October 3, 2013

Psalm 15

O Lord, who shall sojourn in thy tent?
 Who shall dwell on thy holy mountain?
(Psalm 15:1)

Simonopetra Rock
Mount Athos, “The Holy Mountain” (Simonopetra Monastery)

This verse is used on the feast of our Lord’s Transfiguration on Mount Tabor. But the “holy mountain” is also the common name for Mount Athos, the 1000-year old community of 20 monasteries in northern Greece. For generations the monks and saints of Mount Athos have been unshakeable witnesses to that single-minded devotion to God’s Way that the Psalm speaks of: “He who does these things shall never be moved.”

Psalm 15 is a checklist of what behaviors make a person worthy or unworthy to be a worshipper of God and to “sojourn in His tent.”

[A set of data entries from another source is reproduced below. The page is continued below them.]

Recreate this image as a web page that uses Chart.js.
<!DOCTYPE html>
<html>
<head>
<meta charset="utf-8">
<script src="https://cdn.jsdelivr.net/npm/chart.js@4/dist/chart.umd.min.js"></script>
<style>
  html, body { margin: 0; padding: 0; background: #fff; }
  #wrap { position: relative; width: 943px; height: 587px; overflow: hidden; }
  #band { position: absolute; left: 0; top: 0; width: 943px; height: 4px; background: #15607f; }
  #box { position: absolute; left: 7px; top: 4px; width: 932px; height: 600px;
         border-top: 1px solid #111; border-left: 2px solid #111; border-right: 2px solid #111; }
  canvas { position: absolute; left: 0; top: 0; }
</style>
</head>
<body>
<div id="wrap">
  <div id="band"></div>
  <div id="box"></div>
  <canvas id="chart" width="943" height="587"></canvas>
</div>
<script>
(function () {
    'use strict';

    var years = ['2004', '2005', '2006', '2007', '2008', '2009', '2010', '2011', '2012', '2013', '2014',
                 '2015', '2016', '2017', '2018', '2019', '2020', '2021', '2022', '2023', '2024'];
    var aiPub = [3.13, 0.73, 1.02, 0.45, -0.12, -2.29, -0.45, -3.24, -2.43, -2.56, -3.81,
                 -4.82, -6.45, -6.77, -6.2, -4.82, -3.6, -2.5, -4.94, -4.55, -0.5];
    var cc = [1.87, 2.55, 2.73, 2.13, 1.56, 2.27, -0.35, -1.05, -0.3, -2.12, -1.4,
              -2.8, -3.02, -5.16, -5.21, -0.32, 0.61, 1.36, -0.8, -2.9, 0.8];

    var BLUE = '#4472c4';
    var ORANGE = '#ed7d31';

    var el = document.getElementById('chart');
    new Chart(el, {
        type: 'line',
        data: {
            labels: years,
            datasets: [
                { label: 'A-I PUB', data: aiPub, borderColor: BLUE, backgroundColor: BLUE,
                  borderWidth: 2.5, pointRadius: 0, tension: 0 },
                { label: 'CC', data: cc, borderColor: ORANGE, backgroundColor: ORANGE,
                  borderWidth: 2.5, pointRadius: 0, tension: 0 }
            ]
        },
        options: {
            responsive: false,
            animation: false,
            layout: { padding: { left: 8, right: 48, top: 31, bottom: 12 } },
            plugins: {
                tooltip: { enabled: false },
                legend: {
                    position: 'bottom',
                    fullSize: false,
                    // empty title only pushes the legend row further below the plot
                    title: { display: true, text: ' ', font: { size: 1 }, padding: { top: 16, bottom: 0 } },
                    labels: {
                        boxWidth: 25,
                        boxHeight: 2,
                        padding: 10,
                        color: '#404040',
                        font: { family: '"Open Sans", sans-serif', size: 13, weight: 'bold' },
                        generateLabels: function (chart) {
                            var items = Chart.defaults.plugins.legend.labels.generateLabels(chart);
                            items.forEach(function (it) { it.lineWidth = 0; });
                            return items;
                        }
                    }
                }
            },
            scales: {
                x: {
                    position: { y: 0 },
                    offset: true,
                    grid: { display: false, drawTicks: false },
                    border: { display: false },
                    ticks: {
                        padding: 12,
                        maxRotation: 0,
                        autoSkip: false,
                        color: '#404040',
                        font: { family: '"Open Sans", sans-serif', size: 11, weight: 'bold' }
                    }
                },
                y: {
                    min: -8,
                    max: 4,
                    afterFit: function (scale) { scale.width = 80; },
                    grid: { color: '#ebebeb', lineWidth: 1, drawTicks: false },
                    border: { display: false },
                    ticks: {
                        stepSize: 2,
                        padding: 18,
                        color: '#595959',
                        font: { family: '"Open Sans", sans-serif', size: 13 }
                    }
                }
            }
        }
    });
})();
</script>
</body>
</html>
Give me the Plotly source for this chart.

Do I walk blamelessly and do what is right, as God has commanded?
Do I speak the truth in my heart? 
Do I slander, gossip and deceive—even ever so slightly, to darken opinions about others?
Do I mistreat my neighbor?
Do I jump on the bandwagon and “take up a reproach” when someone is being criticized?
Do I call out and refuse to fall in with bad behavior, or do I “go along to get along”?
Do I give help, including charitable gifts, when it is needed, without demanding anything in return, or do I “charge interest”?
Do I act and speak fairly, even against my own interests, or am I willing to be “bribed”?

Publican and Pharisee
The Publican and the Pharisee

You may decide that you get “100” on this test and can therefore walk proudly into church to worship God. But that’s the spiritually dangerous path of the Pharisee who thanked God “that I am not like others.” The Orthodox approach to worthiness for worship takes the Publican’s view of self-assessment, as in this prayer before communion.

Prayer Before Communion (Saint John of Damascus)

I stand before the doors of Your sanctuary, yet I do not put away my terrible thoughts. O Christ our God ~ Who justified the Publican, had mercy on the Canaanite woman, and opened the gates of Paradise to the Thief ~ open to me the depths of Your love for mankind and, as I approach and touch You, receive me like the Harlot and the woman with an issue of blood: for the one obtained release from her sins by embracing Your sacred feet and the other received healing by only touching the hem of Your garment. Yet I, in my unworthiness, dare to receive Your whole Body! May I not be burned; but receive me even as You received them, and enlighten the senses of my soul, burning up my sinful faults through the prayers and intercessions of her who bore You without human seed, and of the heavenly angelic powers, for You are blessed unto ages of ages. Amen.